Easter Sunday will mark a new beginning for ex-Mars Hill pastor Mark Driscoll and the congregation of his new Arizona-based Trinity Church, which will hold their "first-ever gathering."
The Easter proceedings will take place at Scottsdale's Glass and Garden Drive-In Church, according to a recent announcement on The Trinity Church website.
Although Trinity Church is hosting a gathering, it has not officially launched, according to the Church. "In time, we look forward to launching The Trinity Church. In the meantime, we did not want to pass up this historic opportunity to gather for the first time on the 50-year anniversary of the landmark building, which opened on Easter 1966."

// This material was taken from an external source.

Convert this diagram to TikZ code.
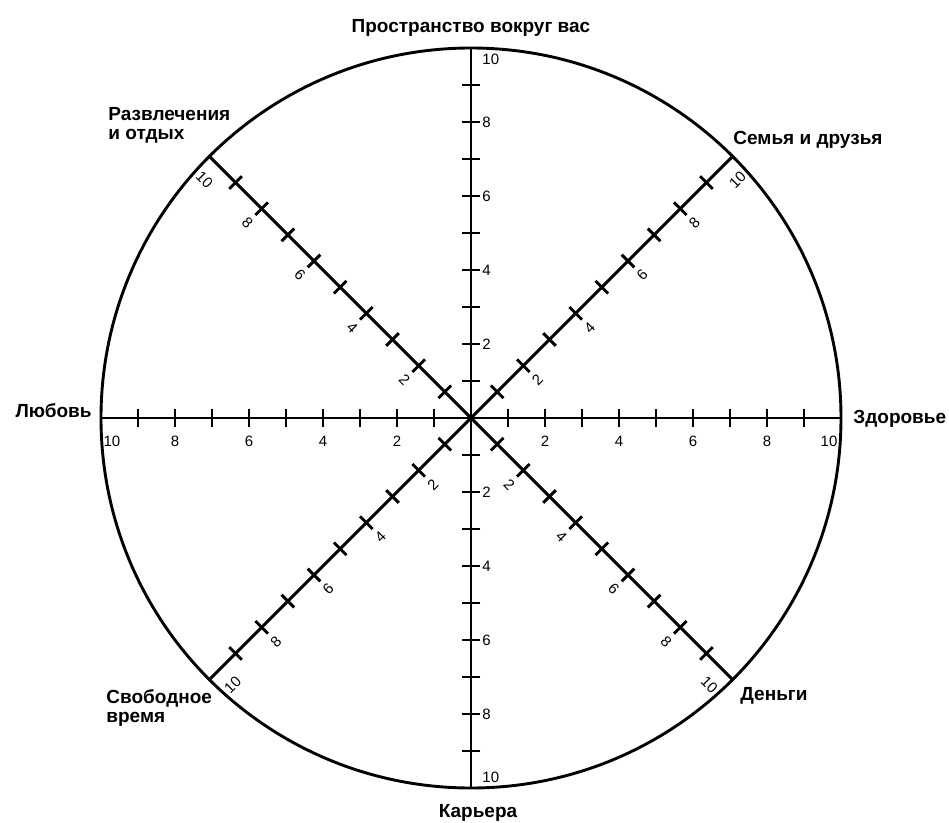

The statement continued, "Even though it's last minute, as the ink on our rental contract is still wet, we look forward to meeting you at our modest open house and prayer meeting. Pastor Mark will be sharing our church vision as we begin gathering our launch team."
The website explained that Driscoll spent months praying for a church facility with 1,000 or more seats that was situated along the 101 Freeway. With the Glass and Garden Drive-In Church, " … Pastor Mark believes that God has supernaturally provided."
The rented church, built in 1966, is a mid-century modern circular structure that seats 1,400 and initially had an adjacent drive-in movie facility equipped with drive-in-movie speakers so parishioners could listen to a service from the comfort of their vehicles. That structure is no longer there.
Less than two weeks prior to Driscoll's Easter gathering announcement, the pastor was slapped with a lawsuit that named him, former Mars Hill chief elder Sutton Turner and others, alleging fraud and racketeering regarding donor contributions, The Christian Post previously reported. The Evangelical Council for Financial Accountability, a respected accreditation organization, is also accused of being a co-conspirator in the suit but it is not listed as a defendant. Filed by the Law Office of Brian Fahling, the suit questions how more than $2 million in donations for church planting and a festival were spent.
Despite his troubles, Driscoll has received support from many fellow clergymen — South Carolina-based megachurch pastor Perry Noble being one of the most vocal. Noble recently took on critics of the ex-Mars Hill pastor who felt that he wasn't ready to lead another congregation.
"Here's a man who messed up, made some mistakes, admitted it, apologized, said he was sorry — he's starting over … Who made you the judge on whether or not he's ready?" Noble said.
Driscoll was once described as one of America's "most prominent and celebrated pastors" by Forbes, but he resigned in disgrace as senior pastor of Seattle-based Mars Hill in October 2014 after a confluence of events marred his reputation, including allegations of plagiarism and fostering an abusive work environment. Two weeks after Driscoll's resignation, Mars Hill Church announced that it would dissolve.
The Christian Post reached out to Mark Driscoll for comment, but did not receive a response by press time.
Clarification: March 16, 2016
The Evangelical Council for Financial Accountability (ECFA) is listed in the lawsuit against Mark Driscoll as a co-conspirator but is not a defendant.